En janvier dernier s’est ouvert le second acte de la campagne #ChoisirPsychiatrie. L’enjeu est crucial  : les besoins en soins psychiatriques explosent alors que la discipline peine à séduire les jeunes médecins. Ainsi, 13  % des places de psychiatrie n’ont pas été pourvues lors du choix des EDN en 2024, alors qu’un quart des médecins psychiatres ont plus de 65 ans et que 30  % des postes hospitaliers sont vacants. Si la psychiatrie universitaire est bien représentée dans cette campagne, il est nécessaire de parler aussi de la psychiatrie humaniste, notamment incarnée dans la psychiatrie «  de secteur  ».

«  Pourquoi la médecine  ?  », m’avait demandé la conseillère d’orientation au lycée. À 16 ans, je voulais «  savoir comment ça marche, l’être humain  ».

L’externat et les premières rencontres avec les patients m’ont amenée à préciser ma question. «  Savoir comment ça marche  » était une nécessité qui se modifiait à mesure que je m’entretenais avec des patients et percevais, à côté de la souffrance physique, des émotions, des inquiétudes, des bouleversements intimes. Je commençais à entrevoir que mon écoute de jeune soignante était un outil d’une puissance non enseignée.

Il s’est agi d’abord de la rencontre de l’altérité, de la fascination devant l’étrangeté, de l’accès à l’intimité psychique des personnes hospitalisées. J’ai dû percevoir, inconsciemment encore, le pouvoir thérapeutique des liens de travail dans le collectif soignant (psychiatres, psychologues et infirmiers).

Mon premier stage d’interne s’est déroulé en CHU. Je ne savais pas encore que la psychiatrie «  de secteur  » existait. Les premières fois sont toutes extraordinaires et, parfois, dramatiques. Première rencontre avec une femme délirante et hallucinée, premier virage maniaque en cours d’hospitalisation, premier suicide dans le service. Ce dernier événement m’a fait franchir la porte de celui qui allait être mon psychanalyste pendant quelques années. Accéder à ce qui m’était inconnu – et énigmatique – de mes motivations et désirs en lien avec le métier de psychiatre m’a été salutaire.

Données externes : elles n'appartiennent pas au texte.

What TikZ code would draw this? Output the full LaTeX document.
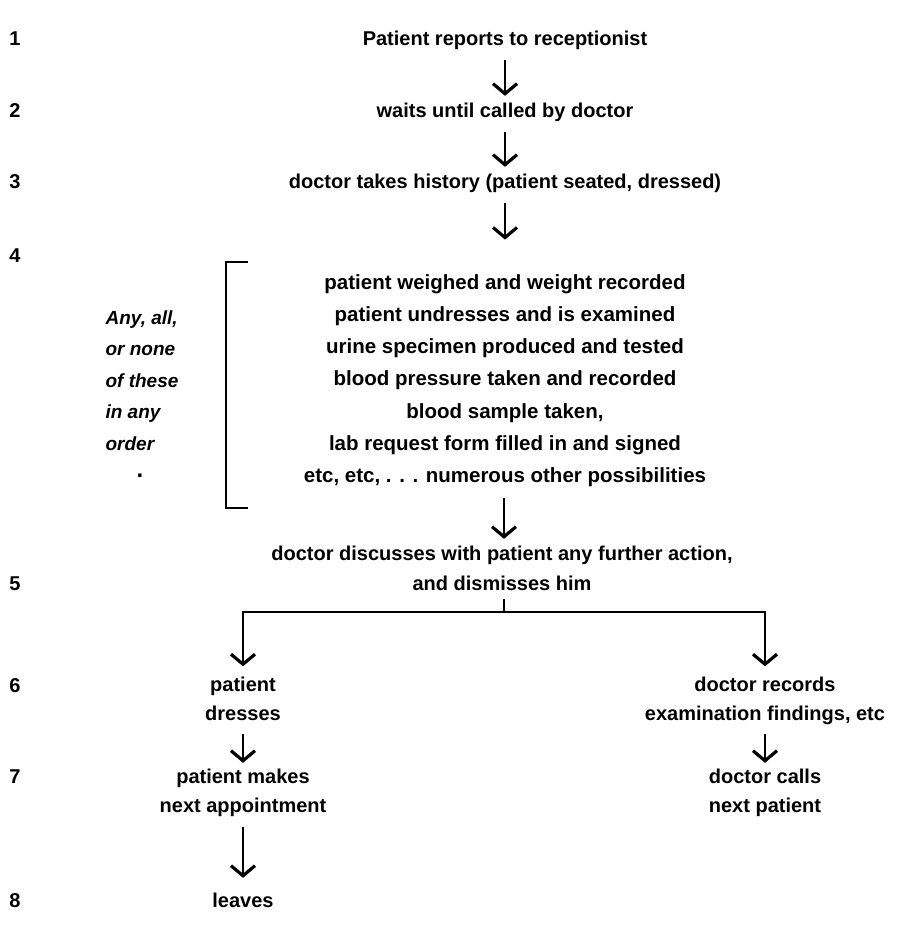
\documentclass[tikz,border=0pt]{standalone}
\usepackage{fontspec}
\setmainfont{Liberation Sans}
\usetikzlibrary{arrows.meta}
\tikzset{
  txt/.style={font=\fontsize{20}{30}\selectfont\bfseries, inner sep=0pt, align=center},
  num/.style={font=\fontsize{20}{30}\selectfont\bfseries, inner sep=0pt},
  side/.style={font=\fontsize{19}{31.5}\selectfont\bfseries\itshape, inner sep=0pt, align=left},
  arr/.style={line width=1.4pt, shorten <=6pt, -{Straight Barb[length=10pt,width=24pt,line width=3.2pt]}},
  conn/.style={line width=1.4pt},
}
\begin{document}
\begin{tikzpicture}[x=1pt,y=-1pt]
\useasboundingbox (0,0) rectangle (910,929);
% step numbers
\node[num] (n1) at (15,39)  {1};
\node[num] (n2) at (15,111) {2};
\node[num] (n3) at (15,182) {3};
\node[num] (n4) at (15,256) {4};
\node[num] (n5) at (15,584) {5};
\node[num] (n6) at (15,686) {6};
\node[num] (n7) at (15,777) {7};
\node[num] (n8) at (15,901) {8};
% main column
\node[txt] (t1) at (505,39)  {\strut Patient reports to receptionist};
\node[txt] (t2) at (505,111) {\strut waits until called by doctor};
\node[txt] (t3) at (505,182) {\strut doctor takes history (patient seated, dressed)};
\node[txt, font=\fontsize{20.5}{32.2}\selectfont\bfseries] (t4) at (505,379.5) {\strut patient weighed and weight recorded\\
\strut patient undresses and is examined\\
\strut urine specimen produced and tested\\
\strut blood pressure taken and recorded\\
\strut blood sample taken,\\
\strut lab request form filled in and signed\\
\strut etc, etc, . . . numerous other possibilities};
\node[side] (side) at (142,381) {\strut Any, all,\\ \strut or none\\ \strut of these\\ \strut in any\\ \strut order};
\node[side, font=\fontsize{24}{30}\selectfont\bfseries] (dot) at (140,476) {.};
\draw[conn, line width=1.6pt] (248,262) -- (226,262) -- (226,508) -- (248,508);
\node[txt] (t5) at (502,569) {\strut doctor discusses with patient any further action,\\ \strut and dismisses him};
\coordinate (j) at (504,612);
% left column
\node[txt, font=\fontsize{20}{29}\selectfont\bfseries] (t6a) at (243,700.5) {\strut patient\\ \strut dresses};
\node[txt, font=\fontsize{20}{29}\selectfont\bfseries] (t7a) at (243,792) {\strut patient makes\\ \strut next appointment};
\node[txt] (t8) at (243,901) {\strut leaves};
% right column
\node[txt, font=\fontsize{20}{29}\selectfont\bfseries] (t6b) at (765,700.5) {\strut doctor records\\ \strut examination findings, etc};
\node[txt, font=\fontsize{20}{29}\selectfont\bfseries] (t7b) at (765,792) {\strut doctor calls\\ \strut next patient};
% connectors
\draw[arr] (t1) -- (t2);
\draw[arr] (t2) -- (t3);
\draw[arr, shorten >=27pt] (t3) -- (t4);
\draw[arr] (t4.south -| j) -- (t5.north -| j);
\draw[conn] (t5.south -| j) -- (j);
\draw[arr, shorten <=0pt, shorten >=5pt] (j) -| (t6a);
\draw[arr, shorten <=0pt, shorten >=5pt] (j) -| (t6b);
\draw[arr, shorten <=4pt] (t6a) -- (t7a);
\draw[arr, shorten >=8pt] (t7a) -- (t8);
\draw[arr, shorten <=4pt] (t6b) -- (t7b);
\end{tikzpicture}
\end{document}
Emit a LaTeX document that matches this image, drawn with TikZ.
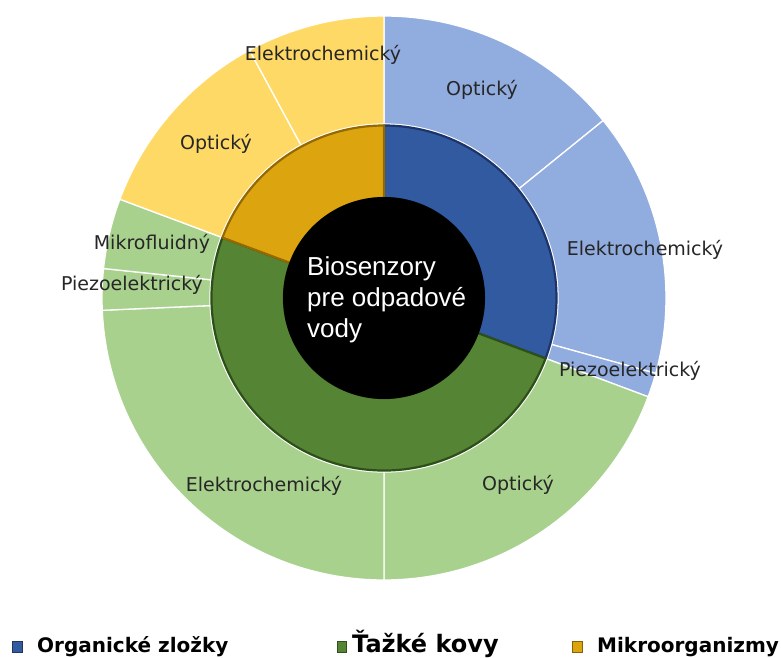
\documentclass[tikz,border=0pt]{standalone}
\usepackage{fontspec}
\setmainfont{DejaVu Sans}
\newfontfamily\arialf{Liberation Sans}
\definecolor{oblue}{RGB}{145,172,222}
\definecolor{iblue}{RGB}{50,90,160}
\definecolor{dblue}{RGB}{28,52,105}
\definecolor{ogreen}{RGB}{169,209,142}
\definecolor{igreen}{RGB}{84,132,52}
\definecolor{dgreen}{RGB}{45,80,25}
\definecolor{oyellow}{RGB}{255,217,102}
\definecolor{iyellow}{RGB}{220,165,15}
\definecolor{dyellow}{RGB}{150,105,0}
\newcommand\ringseg[5]{%
  \path[#1] (#2:#4pt) -- (#2:#5pt) arc[start angle=#2, end angle=#3, radius=#5pt]
    -- (#3:#4pt) arc[start angle=#3, end angle=#2, radius=#4pt] -- cycle;}
\tikzset{
  outerseg/.style={fill=#1, draw=white, line width=1.3pt, line join=round},
  innerseg/.style 2 args={fill=#1, draw=#2, line width=2.2pt, line join=round},
  lbl/.style={font=\fontsize{19}{21}\selectfont, text=black!85, inner sep=0pt},
  legtext/.style={font=\bfseries\fontsize{20}{22}\selectfont, text=black, inner sep=0pt, anchor=base west},
  legbox/.style={draw=#1!60!black, fill=#1, line width=0.4pt}
}
\begin{document}
\begin{tikzpicture}[x=1pt,y=1pt]
\useasboundingbox (0,0) rectangle (781,657);
\fill[white] (0,0) rectangle (781,657);
\begin{scope}[shift={(384,359)}]
  % outer ring
  \ringseg{outerseg=oblue}{90}{39}{174}{282}
  \ringseg{outerseg=oblue}{39}{-15.5}{174}{282}
  \ringseg{outerseg=oblue}{-15.5}{-20.5}{174}{282}
  \ringseg{outerseg=ogreen}{-20.5}{-90}{174}{282}
  \ringseg{outerseg=ogreen}{-90}{-177.5}{174}{282}
  \ringseg{outerseg=ogreen}{-177.5}{-186}{174}{282}
  \ringseg{outerseg=ogreen}{-186}{-200.5}{174}{282}
  \ringseg{outerseg=oyellow}{159.5}{118.5}{174}{282}
  \ringseg{outerseg=oyellow}{118.5}{90}{174}{282}
  % inner ring
  \ringseg{innerseg={iblue}{dblue}}{90}{-20.5}{100}{172.5}
  \ringseg{innerseg={igreen}{dgreen}}{-20.5}{-200.5}{100}{172.5}
  \ringseg{innerseg={iyellow}{dyellow}}{159.5}{90}{100}{172.5}
  % centre
  \fill[black] (0,0) circle[radius=101pt];
\end{scope}
\node[anchor=west, align=left, text=white, inner sep=0pt,
      font=\arialf\fontsize{26}{31}\selectfont] (title) at (307,357)
  {Biosenzory\\pre odpadové\\vody};
% labels
\node[lbl] (ye) at (323,602) {Elektrochemický};
\node[lbl] (bo) at (482,567) {Optický};
\node[lbl] (yo) at (216,513) {Optický};
\node[lbl] (be) at (645,407) {Elektrochemický};
\node[lbl] (gm) at (152,413) {Mikrofluidný};
\node[lbl] (gp) at (132,372) {Piezoelektrický};
\node[lbl] (bp) at (630,286) {Piezoelektrický};
\node[lbl] (ge) at (264,171) {Elektrochemický};
\node[lbl] (go) at (518,172) {Optický};
% legend
\draw[legbox=iblue] (12,5) rectangle (22,16);
\node[legtext] (l1) at (37,5) {Organické zložky};
\draw[legbox=igreen] (337,5) rectangle (346,16);
\node[legtext, font=\bfseries\fontsize{24}{26}\selectfont] (l2) at (352,5) {Ťažké kovy};
\draw[legbox=iyellow] (572,5) rectangle (582,16);
\node[legtext] (l3) at (597,5) {Mikroorganizmy};
\end{tikzpicture}
\end{document}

La découverte de la psychiatrie de secteur m’a mise au contact de patients que j’ai le plus envie d’accompagner  : les plus malades, les plus vulnérables, les plus pauvres souvent, les plus abîmés par la vie. Son organisation des soins est pensée pour qu’une équipe pluridisciplinaire assure la continuité entre dépistage, prévention, traitement ambulatoire et soins en hospitalisation  ; continuité des soins permise par la pérennité du lien en préservant ainsi l’unité de la personne, son histoire, sa construction identitaire, la cohérence de son parcours. J’ai donc trouvé mon chemin dans la diversité des possibilités de pratiques pour une médecin psychiatre. L’hôpital public, depuis mon internat, a continué à se détériorer toujours un peu plus  ; la psychiatrie s’y est dégradée jusqu’à sa quasi-disparition par endroits. Pourtant, j’y suis restée par engagement auprès des patients et des équipes, pensant que, sans la psychiatrie publique, les plus fragiles n’auraient plus accès aux soins.

Je suis aujourd’hui persuadée qu’il faut réinventer la psychiatrie pour lui redonner sa noblesse  : prendre le temps d’accueillir un autre en souffrance, de l’accompagner dans la construction d’une mise en sens, d’élaborer les modalités de ses soins, de sa réinsertion sociale et professionnelle...

Comment rêver la psychiatrie de demain, dans ce contexte morose  ? À mon sens, en utilisant l’énergie et les savoirs de ses usagers pour la refonder, avec le souci constant du respect des droits des patients. Réenchantons la discipline en nous décalant d’une approche strictement biomédicale, en militant aux côtés des soignés pour exiger des moyens suffisants. La psychiatrie de secteur engage pleinement  : envers les patients, les équipes, l’institution. L’exercice y est passionnant. Les pratiques s’y réinventent au quotidien en pluridisciplinarité, et notamment par l’intégration de nouveaux métiers (médiateur de santé-pairs, infirmier en pratique avancée, etc.). Il s’agit finalement de réaffirmer le principe même qui fonde une psychiatrie humaniste  : s’appuyer toujours sur le soin relationnel.